The lobbyists had attended an event Wednesday dubbed "Bipartisan Opportunities for the 2018 Farm Bill and Beyond" sponsored by AGree, a foundation-sponsored organization whose motto is "transforming food and ag policy."

Members of a panel discussed issues on which AGree has worked in the past year. The attendees were asked questions at the end of the event and texted their answers.

The forum was just one of multiple efforts as groups pitch their ideas for the next farm bill. Leaders of the National Association of State Departments of Agriculture are also in Washington this week and released a list of priorities for the farm bill. NASDA listed seven major areas to seek "enhanced funding" that range from trade promotion to dealing with invasive species. See DTN's Ag Policy Blog…

The Senate Agriculture Committee has set its first farm-bill field hearing for Feb. 23 in Manhattan, Kansas. The current farm bill, however, doesn't expire until the end of the 2018 crop year, which is fall 2019.

Ferd Hoefner, a senior strategic adviser to the National Sustainable Agriculture Coalition, said at the AGree forum that he expects battles over payment limitations, who should be considered "actively engaged" in farming, adjusted gross income tests and caps on crop insurance subsidies and elimination of the harvest price option.

One new idea, Hoefner said, is to cap subsidies at a certain number of dollars per acre and give farmers the opportunity to choose how to spend that money. Hoefner also noted he expects there to be discussion of whether the government is enforcing the rule that beneficiaries of subsidized crop insurance must comply with conservation standards.

"Conservation compliance is totally hit or miss in whether it has meaning," Hoefner said.

Conservation compliance violations are only reported in 14 states, he said, with violations in Indiana, Iowa and Nebraska adding up to 75% of those cases reported. There have been no reports of violations in Kansas, Washington state, Illinois, Texas, Oklahoma and Mississippi, he added.

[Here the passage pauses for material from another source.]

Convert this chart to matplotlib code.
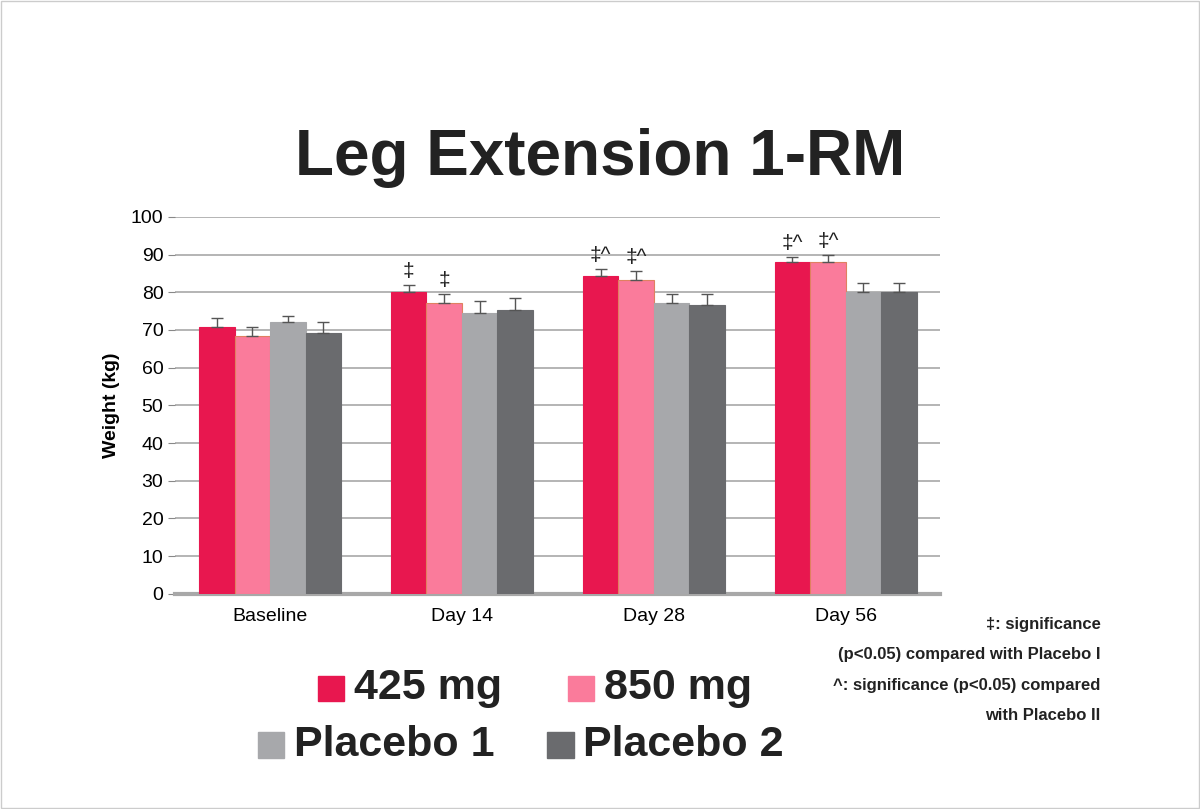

Hoefner also noted that the "sod-saver" law that restricts benefits when farmers break up land for crops only applies in about half a dozen states in the Upper Plains, and is not a national policy.

Lynn Jacquez, a principal at CJ Lake LCC, has worked for the House Judiciary Subcommittee on Immigration, Refugees and International Law. Jacquez said the farm bill has rarely dealt with farm workforce issues, but she hopes the topic is part of the next farm legislation. USDA could play more of a consultative role with the Labor Department and the Immigration Service, Jacquez said.

Ronnie Green, chancellor of the University of Nebraska-Lincoln, said efforts to increase government spending on research have failed and that advocates need to "think disruptively" about how to get Congress, particularly appropriators, to spend more on the research that has been responsible for so much agricultural productivity.

Eric Mitchell, director of government relations for Bread for the World, said the farm bill "provides food security more domestically and internationally" and that his organization will vigorously oppose any attempts to separate the farm program and nutrition programs into separate bills.

"It is important to keep the two together," Mitchell said, adding that Bread for the World considers the idea of breaking up the two titles to be "a huge target on our backs" because some members of Congress and some advocates think that is the way to save money.

"The beauty of the farm bill," Mitchell said, is that it merges food and farm policy.

In addition to the farm bill question, the group was asked whether foreign investment in U.S. agriculture is good or bad. About 24% said "yes" or "no," and 52% said "maybe."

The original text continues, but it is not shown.